High compressive stress in steel

[gurmeet2003]

Greetings every body,

I have a question about interpretation of non linear results. I have made a non linear run on a compressor cylinder head. The loading is assembly bolt load. With a linear analysis high stresses are seen at the fillet (1/32 inch radius). These stresses are higher than yield and are the cause for doing nonlinear analysis with non linear material properties. Material is AISI 4340 and is modelled as Bilinear isotropic material (BISO; isotropic hardening with mises criterion).
Expected failure mode is static overload and not fatigue. Nonlinear FEA run is made at twice the design load. Von Mises stresses are just within limits (almost equal to UTS). However Minimum principal stresses (Compressive stresses)are 25% higher than UTS. My question is as follows:

A. Since the material is ductile (11 % elongation) should I consider the high (low?) compressive stresses or ignore them?
Or can I assume that since Von MIses stresses are ok I have Factor of Safety equal to 2?

Thanks,
Gurmeet

 

[sdm919]

My first thought is that you are OK assuming you accept the Mises criterion for both yield and failure, and that your model is good in all other respects. That is, yielding occurs when Mises stress = FTY and failure occurs when Mises stress = FTU. The failure evaluation assumes that you have done a post-yield material nonlinear analysis, as you have said.
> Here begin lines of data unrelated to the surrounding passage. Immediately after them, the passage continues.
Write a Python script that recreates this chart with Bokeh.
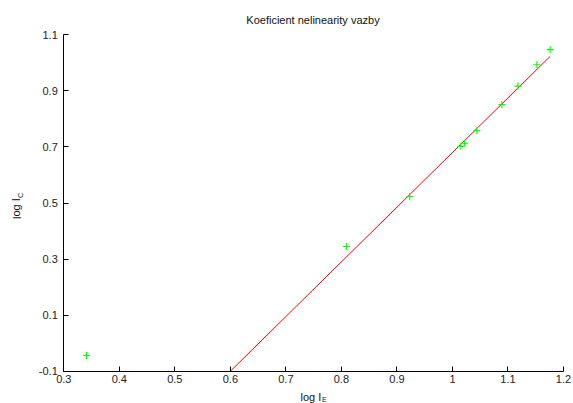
from bokeh.plotting import figure
from bokeh.models import FixedTicker, CustomJSTickFormatter, Label, Range1d
from bokeh.embed import file_html
from bokeh.resources import INLINE

# data
log_ie = [0.341, 0.809, 0.923, 1.015, 1.022, 1.044, 1.089, 1.118, 1.152, 1.176]
log_ic = [-0.044, 0.345, 0.523, 0.702, 0.713, 0.758, 0.851, 0.917, 0.993, 1.047]
fit_slope = 1.95
fit_intercept = -1.27
fit_x = [0.6, 1.176]
x_ticks = [0.3, 0.4, 0.5, 0.6, 0.7, 0.8, 0.9, 1.0, 1.1, 1.2]
y_ticks = [-0.1, 0.1, 0.3, 0.5, 0.7, 0.9, 1.1]
x_lim = (0.3, 1.2)
y_lim = (-0.1, 1.1)

FONT = "Liberation Sans"
W, H = 573, 403
# axes box inside the canvas (pixels)
L, R, T, B = 63.3, 563.0, 34.3, 370.7
sx = (x_lim[1] - x_lim[0]) / (R - L)
sy = (y_lim[1] - y_lim[0]) / (B - T)

p = figure(width=W, height=H, output_backend="svg", toolbar_location=None,
           x_range=Range1d(x_lim[0] - L * sx, x_lim[1] + (W - R) * sx),
           y_range=Range1d(y_lim[0] - (H - B) * sy, y_lim[1] + T * sy),
           min_border=0)
p.title.visible = False
p.outline_line_color = None
p.xgrid.visible = False
p.ygrid.visible = False

p.xaxis.fixed_location = y_lim[0]
p.yaxis.fixed_location = x_lim[0]
p.xaxis.bounds = x_lim
p.yaxis.bounds = y_lim

for ax, ticks in ((p.xaxis, x_ticks), (p.yaxis, y_ticks)):
    ax.ticker = FixedTicker(ticks=ticks)
    ax.formatter = CustomJSTickFormatter(code="return String(Number(tick.toFixed(2)));")
    ax.major_tick_in = 5
    ax.major_tick_out = 0
    ax.minor_tick_line_color = None
    ax.axis_line_color = "black"
    ax.major_tick_line_color = "black"
    ax.major_label_text_font = FONT
    ax.major_label_text_font_size = "11px"
    ax.major_label_text_color = "#222222"
p.xaxis.major_label_standoff = 4
p.yaxis.major_label_standoff = 6

fit_y = [fit_slope * x + fit_intercept for x in fit_x]
p.line(fit_x, fit_y, line_color="#ff0000", line_width=1)
p.scatter(log_ie, log_ic, marker="cross", size=7, line_color="#00ff00", line_width=1.1)

# title and axis labels (screen units, origin at bottom-left of the canvas)
def lab(x, y, text, size, angle=0.0, align="left"):
    p.add_layout(Label(x=x, y=y, x_units="screen", y_units="screen", text=text,
                       text_font=FONT, text_font_size=size, angle=angle,
                       text_align=align, text_baseline="middle", text_color="#111111"))

lab(312.5, H - 19, "Koeficient nelinearity vazby", "11px", align="center")
lab(300, H - 396, "log I", "11px")
lab(321.5, H - 398.5, "E", "7px")
lab(16, H - 218.5, "log I", "11px", angle=1.5708)
lab(19.5, H - 197.5, "C", "7.5px", angle=1.5708)

open("out.html", "w").write(file_html(p, INLINE))
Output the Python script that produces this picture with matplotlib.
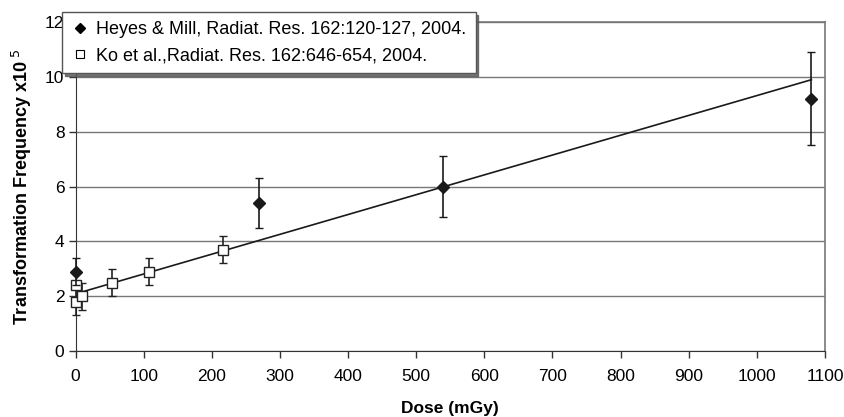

As for the principal stresses, consider the 2D failure envelopes for the Mises criterion (an ellipse) and the maximum principal stress criterion (a square). It is possible for some states of stress to be outside the square but still inside the ellipse. That might be the case you have. As a check, look at the stress components in the critical element(s) and compute the Mises and principal stresses yourself and see where they fall relative to the failure envelopes. The 3D case might be a little harder to visualize, but the same idea applies.

Also, I don't think compression failure due to exceeding a material allowable stress has much meaning, assuming you don't have any buckling issues. It's common to set FCU = FTU, but that is mainly for convenience. A part breaks into 2 pieces when FTU is exceeded, but just keeps "squishing" when "FCU" is exceeded.

To be a little more conservative than Mises, you might want to ensure that the MAXIMUM principal stress is less than FTU, but I would say that if the maximum Mises stress from an accurate nonlinear analysis is less than FTU, you are OK.